A Community Devoted to the Preservation and Practice of Celestial Navigation and Other Methods of Traditional Wayfinding
From: Frank Reed
Date: 2014 Jun 25, 09:11 -0700
Greg, you wrote:
I have a hunch Frank has an easier way to do this though.
I liked your idea of comparing angular sizes. That would certainly give you an approximate angular height which might be nice to have in advance. But the general technique for a satellite fix depends on the fact that we can calculate the exact position of the satellite on the celestial sphere for any given latitude and longitude on the Earth. This is very similar to traditional celestial navigation: we calculate or simulate the altitudes of celestial objects from an assumed position and then compare the simulation with our observations. For a known instant of UT (which we have to assume is correct here), we can calculate the position of the Sun and the ISS "among the stars". These positions would be RA (or SHA) and Dec. Then you just fiddle with the observer position until the ISS ends up superimposed on the Sun exactly as shown in the photo. With the right software or web site app, this can be worked out very quickly --mere minutes of work. There's a catch though: many of the popular tools available will filter out daytime passes since you can't see satellites in daylight! One exception is "calsky" which even has a specific tool for calculating ISS solar transits. So enter an observing location in the Netherlands for the date and UT and narrow down until you get a match for the photo. Easy! For navigational use, we need a tool that does this sort of work without a continuous Internet connection (maybe downloading orbital elements daily or weekly) and that's also purpose-built for offsetting from an "assumed" position. I'm working on it...
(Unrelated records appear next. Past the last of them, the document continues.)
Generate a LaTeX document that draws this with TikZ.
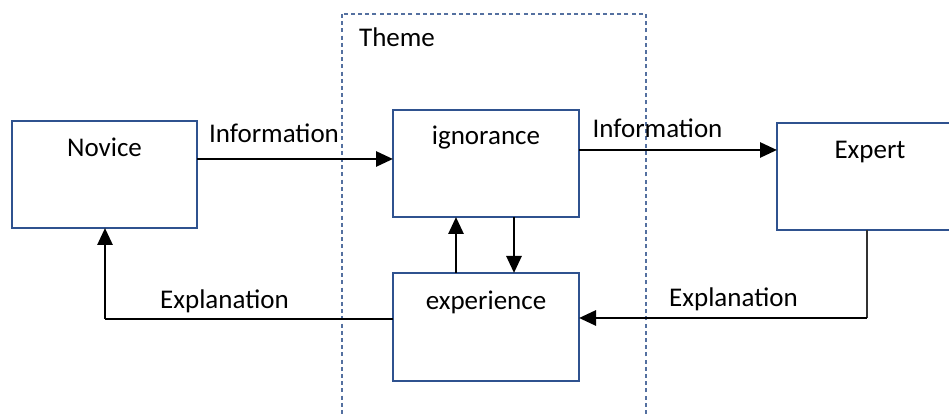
\documentclass[tikz,border=0pt]{standalone}
\usepackage{fontspec}
\setmainfont{Carlito}
\usetikzlibrary{arrows.meta,calc}
\definecolor{boxblue}{RGB}{47,82,143}
\definecolor{dashblue}{RGB}{84,112,160}
\definecolor{thingray}{RGB}{50,50,50}
\begin{document}
\begin{tikzpicture}[x=0.5pt,y=-0.5pt,
  every node/.style={font=\fontsize{13.5}{16}\selectfont},
  bx/.style={draw=boxblue,line width=0.65pt,fill=white,inner sep=0pt,minimum width=93pt,minimum height=53.5pt},
  txt/.style={anchor=base,inner sep=0pt},
  flow/.style={line width=1.4pt,-{Triangle[length=8.5pt,width=7.5pt]}},
  thinline/.style={line width=0.6pt,draw=thingray},
  theme/.style={draw=dashblue,line width=0.65pt,dash pattern=on 2pt off 1.6pt}]
\useasboundingbox (0,0) rectangle (949,415);
\clip (0,0) rectangle (949,415);
% theme frame
\draw[theme] (342,14) rectangle (646,440);
\node[txt] (themelbl) at (397,47) {Theme};
% boxes
\node[bx,minimum width=92.5pt] (nov) at (104.5,174.5) {};
\node[bx] (ign) at (486,163.5) {};
\node[bx,minimum height=54pt] (exp) at (486,327) {};
\node[bx] (xpt) at (870,176.5) {};
\node[txt] (novt) at (104.5,156.5) {Novice};
\node[txt] (ignt) at (486,145) {ignorance};
\node[txt] (expt) at (486,310) {experience};
\node[txt] (xptt) at (870,159) {Expert};
% coordinates
\coordinate (a1) at (197,159);
\coordinate (a2) at (393,159);
\coordinate (b1) at (579,150);
\coordinate (b2) at (777,150);
\coordinate (u1) at (456,273);
\coordinate (u2) at (456,217);
\coordinate (d1) at (514,217);
\coordinate (d2) at (514,273);
\coordinate (e1) at (867,230);
\coordinate (c1) at (867,318);
\coordinate (e2) at (579,318);
\coordinate (f1) at (393,319);
\coordinate (c2) at (105,319);
\coordinate (f2) at (105,228);
% connectors
\draw[flow] (a1) -- (a2);
\draw[flow] (b1) -- (b2);
\draw[flow] (u1) -- (u2);
\draw[flow] (d1) -- (d2);
\draw[thinline] (e1) -- (c1);
\draw[flow] (c1) -- (e2);
\draw[thinline,draw=black] (f1) -- (c2);
\draw[flow] (c2) -- (f2);
% labels
\node[txt] (inf1) at (274,143) {Information};
\node[txt] (inf2) at (657.5,137.5) {Information};
\node[txt] (exl1) at (224.5,309) {Explanation};
\node[txt] (exl2) at (733.5,306.5) {Explanation};
\end{tikzpicture}
\end{document}
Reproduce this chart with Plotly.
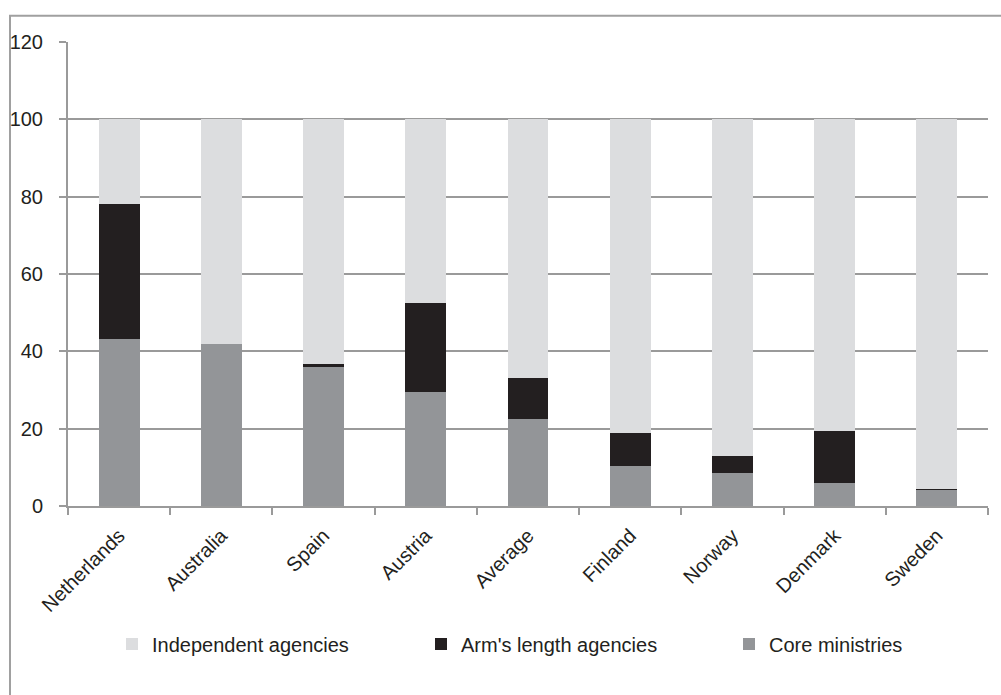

As I noted previously, for this composite photo we should really be getting an error ellipse of some sort since we don't know if the UT as given applies to the central image or one of the others. I would run the process for the two ISS images closest to the edge of the Sun's disk (at opposite ends of the pass) and then draw the long axis of the error ellipse so that it extends somewhat beyond the two resulting points on the ground. The width of the error ellipse may be quite narrow, possibly as little as 100 feet if we're careful. When we have our error ellipse, I'll email Marco Langbroek, and we'll find out how close we are.